Di Bench Itu, Jarum Jam Tak Kedengaran Lagi....

Cerita

by Zen RS

Zen RS

Board of director | Panditfootball.com

Di Bench Itu, Jarum Jam Tak Kedengaran Lagi....

Lima menit setelah tendangan penalti Achmad Jufriyanto menembus gawang Persipura, saya melihat bench Persib Bandung kosong melompong. Ada beberapa botol minuman tergeletak, ada beberapa lembar kertas terserak. Tapi tak ada siapa-siapa di sana. Kosong.

Di atas rumput Jakabaring, ratusan orang merayakan kemenangan Persib -- kemenangan yang memastikan trofi juara singgah di Bandung. Para pemain berbagi isak dan histeria bersama staf ofisial, pelatih, manajemen, keluarganya hingga bobotoh. Nyanyian kemenangan datang bergelombang dari arah tribun timur. Suar menyala, kembang api meledak.

Tidak ada siapa-siapa di bench Persib Bandung. Tak ada yang duduk di kursi-kursi yang biasanya disesaki banyak orang. Di hari-hari biasanya, saat pertandingan genting atau tak genting, kadang nama-nama tak penting pun berdesakan di sana. Tapi tidak saat itu....

Namun rupanya ada siapa-siapa di sana. Walau bukan di bench. Satu meter di samping bench itu, Zulkarnaen duduk di karpet hijau. Kitman yang sudah bekerja selama 15 tahun di kesebelasan Pangeran Biru itu menatap ke arah lapangan yang sedang hingar bingar oleh kebahagiaan. Ia memegang kardus botol minuman yang sudah habis. Matanya berkaca-kaca.

Saya mendekati bench dan kemudian duduk di salah satu kursinya. Jarak kami begitu dekat. Kurang dari dua meter. Ia tak melihat saya. Saya yang melihatnya dengan lekat. Matanya terus menatap ke arah lapangan yang disesaki mereka yang sedang berbahagia.

jarum jam tak kedengaran lagi

"Teu ka lapang, mang?" tanya saya dengan suara agak keras untuk memastikan ia bisa mendengar dengan jelas (artinya: tidak ke lapangan, mang?").

Ia menoleh mendengar pertanyaan saya. Tersenyum. Lalu kembali menatap ke arah lapangan. Tak lama kemudian ia berdiri, membawa kardus yang sedari tadi dipegangnya ke tengah lapangan. Dengan cepat sosoknya yang agak gemuk menghilang di tengah kerumunan orang-orang yang sedang berbahagia.

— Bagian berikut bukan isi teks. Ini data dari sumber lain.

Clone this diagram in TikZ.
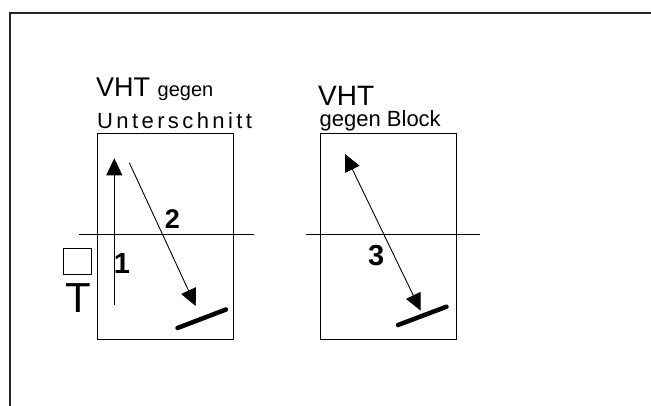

Dari bench yang sepi dan hening, gantian saya yang menatap ke arah lapangan. Hingga beberapa menit kemudian saya masih tetap di situ. Lalu ia berjalan ke arah bench lagi. Ia duduk, juga dalam posisi pantat menempel di karpet, di tempat sebelumnya. Ia kembali menatap lapangan yang masih diselimuti kebahagiaan yang tak terkatakan.

Saya ikut berbahagia untuknya. Saya berbahagia juga untuk diri sendiri. Kami berbagi kebahagiaan dalam jarak dekat, namun dengan pikiran sendiri-sendiri. Masing-masing tinggal.

Niscaya ia akan mengenang dengan sebaik-baiknya peristiwa malam ini. Sebagaimana juga saya. Dan mungkin ia juga setuju bahwa pada momen-momen seperti itulah hidup bukan bergerak dari waktu ke waktu melainkan dari suasana ke suasana.

Di bench itu, jarum jam tak kedengaran lagi...

Esai foto ini ditulis sebagai salah satu bahan/materi kelas menulis Pandit Football Indonesia yang diselenggarakan kemarin, 8 Juni 2015.